中村: きっかけはメタバースのゲームでした。私もゲームとしてメタバースを楽しんでいました。そこではプレイヤーがそれぞれ道路や橋といった社会インフラを整えていくことで、お互いにゲーム進行をサポートすることができました。社会インフラを整えていけば、周りのプレイヤーから賞賛されるのです。
一方、現実の社会インフラを保守している人はなかなか評価されません。そうした状況を変えるために、生活を支えるすごい技術を分かりやすく見せたかったのです。メタバースなら再現できそうでした。
──どうしてメタバースなのでしょうか?
中村: 紙の資料のデータ化は進んでいますが、ほかの部署のデータがどこに保存されているか、そもそもその存在自体を知らないことさえあります。ノウハウを体系化することで、過去の気づき、失敗や成功を誰もが学べます。
鍵となるのは空間です。メタバースという空間を通じて、複数人が体験として容易に理解できる体系をつくりあげられるのです。ノウハウは体系化しないとなかなか次世代に受け継がれてはいきません。

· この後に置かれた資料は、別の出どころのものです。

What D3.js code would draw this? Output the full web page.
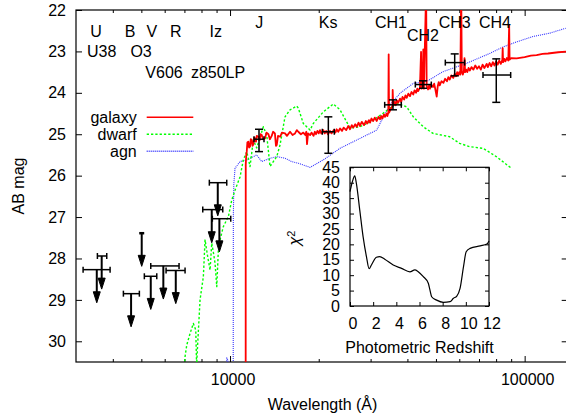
<!DOCTYPE html>
<html><head><meta charset="utf-8">
<script src="https://cdn.jsdelivr.net/npm/d3@7"></script>
<style>
body{margin:0;background:#fff}
text{font-family:"Liberation Sans",Arial,Helvetica,sans-serif;font-size:16px;fill:#000}
</style>
</head><body>
<svg id="chart" width="566" height="414"></svg>
<script>
// ---------------- DATA ----------------
// template spectra: [wavelength (Å), AB mag]
const galaxy = [
 [11300,30.6],[11305,25.74],[11350,25.50],[11395,25.42],[11450,25.20],[11537,25.18],[11600,25.32],[11691,25.30],
 [11760,25.12],[11847,25.14],[11920,25.28],[12000,25.24],[12080,25.08],[12156,25.10],[12250,25.18],[12320,25.04],
 [12480,25.06],[12600,25.14],[12700,25.00],[12810,25.02],[12950,25.12],[13146,25.10],[13300,24.96],[13500,25.00],
 [13650,25.12],[13850,25.04],[14000,24.94],[14200,24.98],[14320,25.28],[14404,25.26],[14550,25.04],[14800,25.06],
 [15000,24.96],[15370,24.98],[15600,25.04],[15980,24.94],[16300,25.02],[16620,24.98],[16850,24.90],[17050,24.94],
 [17400,25.00],[17730,24.96],[18000,25.02],[18150,24.94],[18250,25.24],[18400,24.98],[18700,25.02],[18900,24.96],
 [19200,25.04],[19400,24.94],[19580,25.00],[19800,24.92],[20000,24.98],[20200,24.90],[20400,24.98],[20730,24.90],
 [20950,24.98],[21200,24.92],[21500,25.00],[21840,24.92],[22100,24.98],[22500,24.90],[22800,24.96],[23000,24.88],
 [23300,24.94],[23620,24.86],[24000,24.92],[24300,24.84],[24800,24.90],[25200,24.80],[25540,24.88],[25900,24.78],
 [26200,24.84],[26600,24.76],[26910,24.82],[27300,24.72],[27600,24.80],[28000,24.70],[28500,24.78],[28900,24.68],
 [29200,24.74],[29600,24.66],[29870,24.72],[30200,24.62],[30600,24.68],[31000,24.60],[31470,24.68],[31900,24.58],
 [32280,24.64],[32600,24.56],[32900,24.62],[33300,24.52],[33570,24.58],[34000,24.50],[34200,24.56],[34450,24.48],
 [34550,23.07],[34650,24.48],[35200,24.38],[35600,24.32],[35650,23.93],[35800,24.30],[36200,24.22],[36500,24.30],
 [36790,24.18],[37200,24.24],[37750,24.14],[38100,24.22],[38500,24.10],[39000,24.16],[39400,24.06],[39780,24.12],
 [40300,24.02],[40820,24.08],[41300,23.98],[41880,24.04],[42300,23.94],[42800,24.00],[43200,23.90],[43500,23.96],
 [44100,23.88],[44500,23.01],[44700,23.90],[45000,23.84],[45300,22.95],[45500,23.90],[46300,21.5],[46500,23.84],
 [47000,23.92],[47400,23.82],[47720,23.90],[48200,23.80],[48850,23.86],[49300,23.78],[49700,23.90],[50290,24.09],
 [50700,23.84],[51100,23.74],[51500,23.82],[52200,23.72],[53000,23.76],[53700,23.66],[54500,23.72],[55100,23.62],
 [55660,23.68],[56400,23.58],[57250,23.64],[57900,23.54],[58500,23.60],[59000,23.50],[59500,23.58],[60000,23.50],
 [60500,23.56],[60900,21.5],[61200,23.50],[61700,23.56],[62200,23.46],[62500,23.16],[62800,23.50],[63350,23.44],
 [63900,23.50],[64500,23.40],[65200,23.46],[66000,23.38],[67000,23.44],[68000,23.34],[69000,23.42],[70000,23.36],
 [71000,23.44],[72000,23.32],[73000,23.40],[74310,23.30],[75000,23.38],[76000,23.28],[77000,23.36],[78000,23.26],
 [79000,23.34],[80000,23.24],[81000,23.32],[82000,23.22],[83000,23.30],[84000,23.20],[84220,22.92],[84500,23.26],
 [85300,23.18],[86000,23.24],[87000,23.16],[88000,23.22],[88600,22.36],[88900,23.20],[90000,23.16],[93940,23.17],
 [100000,23.14],[105000,23.10],[109800,23.09],[115000,23.06],[120000,23.05],[130000,23.02],[140000,23.00]
];
const dwarf = [
 [6950,31.0],[7036,30.37],[7130,30.09],[7316,29.81],[7507,29.57],[7650,29.73],[7700,30.6],[7760,30.1],[7910,29.00],
 [8117,28.44],[8226,27.55],[8380,27.92],[8554,28.28],[8667,27.63],[8800,27.90],[8895,28.12],[9014,28.68],[9127,27.80],
 [9249,27.55],[9490,27.23],[9868,26.99],[10134,26.59],[10399,26.35],[10813,26.03],[11094,25.62],[11395,25.42],
 [11691,25.78],[11997,25.14],[12319,25.33],[12972,24.82],[13320,25.02],[13668,25.78],[14404,25.54],[14780,25.26],
 [15368,24.58],[15980,24.41],[16840,24.32],[17052,24.37],[17730,24.74],[18685,24.90],[19173,24.74],[20730,24.46],
 [22410,24.27],[23620,24.41],[25540,24.85],[27610,24.82],[30640,24.66],[33130,24.49],[36790,24.25],[39780,24.34],
 [41880,24.58],[45280,24.82],[48850,24.98],[55660,25.06],[60170,25.22],[65050,25.30],[72210,25.34],[80110,25.54],
 [90060,25.82]
];
const agn = [
 [9700,31.0],[9750,30.40],[9830,30.45],[9900,31.0],[10250,31.0],[10261,27.0],[10300,26.20],[10399,25.82],
 [10813,25.66],[11395,25.62],[12319,25.50],[12810,25.66],[13668,25.58],[14404,25.54],[15368,25.58],[16195,25.66],
 [17052,25.70],[18685,25.80],[20730,25.62],[23620,25.34],[27610,25.10],[31470,24.90],[33130,24.58],[34900,24.29],
 [37750,24.01],[41880,23.77],[46360,23.73],[52820,23.49],[63350,23.29],[76070,23.05],[84610,22.89],[93940,22.77],
 [106700,22.64],[121600,22.56],[137800,22.44]
];
const seriesNames = ["galaxy","dwarf","agn"];

// detections: [λ, λlo, λhi, mag, magLo, magHi]
const detections = [
 [12540,12060,13040,25.12,24.88,25.42],
 [21560,20570,22590,24.94,24.58,25.46],
 [35730,33490,38130,24.29,24.17,24.41],
 [45170,42550,48210,23.80,23.71,23.89],
 [57880,53790,62580,23.27,23.06,23.59],
 [80110,72210,89650,23.57,23.18,24.23]
];
// upper limits: [λ, λlo, λhi, mag]
const upperLimits = [
 [3529,3171,3916,28.27],[3667,3546,3815,27.94],[5014,null,null,27.39],[4614,4345,4923,28.85],
 [5381,5118,5640,28.43],[5937,5381,6713,28.18],[6543,6065,7036,28.29],
 [9085,8506,9745,26.17],[8667,8079,9446,26.82],[9200,8708,10055,27.04]
];
// filter labels: [text, λ, mag]
const bandLabels = [
 ["U",3509,22.66],["B",4577,22.66],["V",5424,22.66],["R",6543,22.66],["Iz",8943,22.66],
 ["J",12570,22.44],["Ks",21510,22.44],["CH1",35180,22.44],["CH2",45170,22.74],["CH3",57880,22.44],["CH4",79310,22.44],
 ["U38",3667,23.14],["O3",4989,23.14],["V606",5970,23.65],["z850LP",9105,23.65]
];
// inset: chi^2 vs photometric redshift
const chiZ   = [0,0.21,0.41,0.55,0.84,1.13,1.42,1.65,1.85,2.28,2.57,3.0,3.73,4.45,5.17,5.6,5.89,6.33,6.76,6.9,7.05,7.48,8.06,8.64,8.93,9.22,9.5,9.8,10.03,10.37,11.24,11.82,12];
const chiVal = [37.1,40.4,42.2,39.8,31.2,22.5,16.0,12.1,13.3,15.8,16.0,15.2,13.3,12.2,11.1,11.7,11.1,9.5,7.4,5.2,3.0,1.9,1.2,1.4,2.5,3.2,5.7,12.8,17.6,18.7,19.5,20.1,21.1];

const yTicks = [22,23,24,25,26,27,28,29,30];
const xMajor = [10000,100000];
const xMinor = [4000,5000,6000,7000,8000,9000,20000,30000,40000,50000,60000,70000,80000,90000];
const insetXTicks = [0,2,4,6,8,10,12];
const insetYTicks = [0,5,10,15,20,25,30,35,40,45];

// ---------------- DRAW ----------------
const svg = d3.select("#chart");
const L=76, R=567.7, T=10, B=362;
const x = d3.scaleLog().domain([3000,140000]).range([L,R]);
const y = d3.scaleLinear().domain([22,30.5]).range([T,B]);

svg.append("defs").append("clipPath").attr("id","clip")
  .append("rect").attr("x",L).attr("y",T).attr("width",R-L).attr("height",B-T);

function noDomain(g){ g.select(".domain").remove(); g.selectAll("line").attr("stroke","#000"); }
const tfont = g=>g.selectAll("text").style("font-size","16px").style("font-family","Liberation Sans, Arial, sans-serif");
svg.append("g").attr("transform",`translate(0,${B})`)
  .call(d3.axisBottom(x).tickValues(xMajor).tickFormat(d3.format("d")).tickSize(-6).tickPadding(12))
  .call(noDomain).call(tfont).call(g=>g.selectAll("text").attr("dx",2.5));
svg.append("g").attr("transform",`translate(0,${B})`)
  .call(d3.axisBottom(x).tickValues(xMinor).tickFormat("").tickSize(-3)).call(noDomain);
svg.append("g").attr("transform",`translate(0,${T})`)
  .call(d3.axisTop(x).tickValues(xMajor).tickFormat("").tickSize(-6)).call(noDomain);
svg.append("g").attr("transform",`translate(0,${T})`)
  .call(d3.axisTop(x).tickValues(xMinor).tickFormat("").tickSize(-3)).call(noDomain);
svg.append("g").attr("transform",`translate(${L},0)`)
  .call(d3.axisLeft(y).tickValues(yTicks).tickFormat(d3.format("d")).tickSize(-6).tickPadding(10))
  .call(noDomain).call(tfont);
svg.append("g").attr("transform",`translate(${R},0)`)
  .call(d3.axisRight(y).tickValues(yTicks).tickFormat("").tickSize(-6)).call(noDomain);

svg.append("rect").attr("x",L).attr("y",T).attr("width",R-L).attr("height",B-T)
  .attr("fill","none").attr("stroke","#000").attr("stroke-width",1.2);

svg.append("text").attr("x",322.5).attr("y",410).attr("text-anchor","middle").text("Wavelength (Å)");
svg.append("text").attr("transform","translate(24,186) rotate(-90)").attr("text-anchor","middle").text("AB mag");

// spectra
const line = d3.line().x(d=>x(d[0])).y(d=>y(d[1]));
const specG = svg.append("g").attr("clip-path","url(#clip)");
const styles = {
  galaxy:{stroke:"#ff0000",w:1.8,dash:null},
  dwarf:{stroke:"#00ff00",w:1.4,dash:"2.3,2"},
  agn:{stroke:"#3333ff",w:1.1,dash:"1,1"}
};
const specData = {galaxy, dwarf, agn};
["agn","dwarf","galaxy"].forEach(k=>{
  const st=styles[k];
  specG.append("path").datum(specData[k]).attr("d",line).attr("fill","none")
    .attr("stroke",st.stroke).attr("stroke-width",st.w).attr("stroke-dasharray",st.dash)
    .attr("stroke-linejoin","round");
});

// photometry
const ph = svg.append("g").attr("stroke","#000").attr("stroke-width",1.5).attr("fill","none");
detections.forEach(d=>{
  const [w,wl,wh,m,ml,mh]=d;
  const cx=x(w), cy=y(m);
  ph.append("line").attr("x1",x(wl)).attr("x2",x(wh)).attr("y1",cy).attr("y2",cy);
  ph.append("line").attr("x1",x(wl)).attr("x2",x(wl)).attr("y1",cy-3).attr("y2",cy+3);
  ph.append("line").attr("x1",x(wh)).attr("x2",x(wh)).attr("y1",cy-3).attr("y2",cy+3);
  ph.append("line").attr("x1",cx).attr("x2",cx).attr("y1",y(ml)).attr("y2",y(mh));
  ph.append("line").attr("x1",cx-4).attr("x2",cx+4).attr("y1",y(ml)).attr("y2",y(ml));
  ph.append("line").attr("x1",cx-4).attr("x2",cx+4).attr("y1",y(mh)).attr("y2",y(mh));
});
const arrowMag = 0.8, headLen = 11, headW = 3.5;
upperLimits.forEach(d=>{
  const [w,wl,wh,m]=d;
  const cx=x(w), cy=y(m), ey=y(m+arrowMag);
  if(wl!==null){
    ph.append("line").attr("x1",x(wl)).attr("x2",x(wh)).attr("y1",cy).attr("y2",cy);
    ph.append("line").attr("x1",x(wl)).attr("x2",x(wl)).attr("y1",cy-3).attr("y2",cy+3);
    ph.append("line").attr("x1",x(wh)).attr("x2",x(wh)).attr("y1",cy-3).attr("y2",cy+3);
  } else {
    ph.append("line").attr("x1",cx-2.5).attr("x2",cx+2.5).attr("y1",cy).attr("y2",cy).attr("stroke-width",2.5);
  }
  ph.append("line").attr("x1",cx).attr("x2",cx).attr("y1",cy).attr("y2",ey-headLen+1).attr("stroke-width",2);
  ph.append("path").attr("d",`M${cx-headW},${ey-headLen}L${cx+headW},${ey-headLen}L${cx},${ey}Z`)
    .attr("fill","#000").attr("stroke","#000").attr("stroke-width",1);
});

// band labels
svg.append("g").selectAll("text").data(bandLabels).join("text")
  .attr("x",d=>x(d[1])).attr("y",d=>y(d[2])).attr("text-anchor","middle").text(d=>d[0]);

// legend
const leg = svg.append("g");
seriesNames.forEach((n,i)=>{
  const ly = 117.3 + i*17;
  leg.append("text").attr("x",136.7).attr("y",ly).attr("dy","0.35em").attr("text-anchor","end").text(n);
  const st=styles[n];
  leg.append("line").attr("x1",146.7).attr("x2",193.3).attr("y1",ly).attr("y2",ly)
    .attr("stroke",st.stroke).attr("stroke-width",st.dash?1.4:1.5).attr("stroke-dasharray",st.dash);
});

// ---------------- INSET ----------------
const iL=350, iR=489, iT=167.3, iB=306;
const xi = d3.scaleLinear().domain([0,12]).range([iL,iR]);
const yi = d3.scaleLinear().domain([0,45]).range([iB,iT]);
const ig = svg.append("g");
ig.append("g").attr("transform",`translate(0,${iB})`)
  .call(d3.axisBottom(xi).tickValues(insetXTicks).tickSize(-4).tickPadding(12))
  .call(noDomain).call(tfont).call(g=>g.selectAll("text").attr("dx",2.5));
ig.append("g").attr("transform",`translate(0,${iT})`)
  .call(d3.axisTop(xi).tickValues(insetXTicks).tickFormat("").tickSize(-4)).call(noDomain);
ig.append("g").attr("transform",`translate(${iL},0)`)
  .call(d3.axisLeft(yi).tickValues(insetYTicks).tickSize(-4).tickPadding(10))
  .call(noDomain).call(tfont);
ig.append("g").attr("transform",`translate(${iR},0)`)
  .call(d3.axisRight(yi).tickValues(insetYTicks).tickFormat("").tickSize(-4)).call(noDomain);
ig.append("rect").attr("x",iL).attr("y",iT).attr("width",iR-iL).attr("height",iB-iT)
  .attr("fill","none").attr("stroke","#000").attr("stroke-width",1.2);
const chiLine = d3.line().curve(d3.curveMonotoneX).x((d,i)=>xi(chiZ[i])).y(d=>yi(d));
ig.append("path").datum(chiVal).attr("d",chiLine).attr("fill","none").attr("stroke","#000").attr("stroke-width",1.2);
ig.append("text").attr("x",419.5).attr("y",353).attr("text-anchor","middle").text("Photometric Redshift");
const chi = ig.append("text").attr("transform","translate(300,238) rotate(-90)").attr("text-anchor","middle");
chi.append("tspan").style("font-style","italic").text("χ");
chi.append("tspan").attr("dy","-0.5em").style("font-size","11px").text("2");
</script>
</body></html>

──メタバースを現実に投影しようとしたのはなぜですか?
中村:ゴーグルの装着感を嫌う現場作業員の意見がたくさんありました。現実に投影することで、実際に作業員が集まって会話もできます。もちろん、ゴーグルを着けて遠隔地からの参加も可能です。フィジカル(現実)とリモートの混合の使用で、それぞれのいいとこ取りができます。
──メタバースは鉄道事業にどう活用されていくと思いますか?
中村:鉄道メタバースを活用することで、作業員が体験学習によりスキルの向上をもっと実感できたり、横のつながりをつくってお互いを高め合ったりできると考えています。これは社会インフラを支える人のウェルビーイング向上にもつながっていきます。
さらに線路、車両、駅や指令室のメタバースをつくりあげることによって、プランニング、オペレーション、メンテナンスでそれぞれ活用していくことを考えています。人材不足問題に対応するため、メタバースによる時差を利用した海外からのオペレーションやメンテナンスも夢ではありません。
メタバースは将来の社会インフラになっていくとみています。鉄道だけでなく、社会インフラ全体を支えていく可能性を秘めています。メタバースを活用して、社会インフラで事故や困りごとが発生しない世界をつくっていきたいです。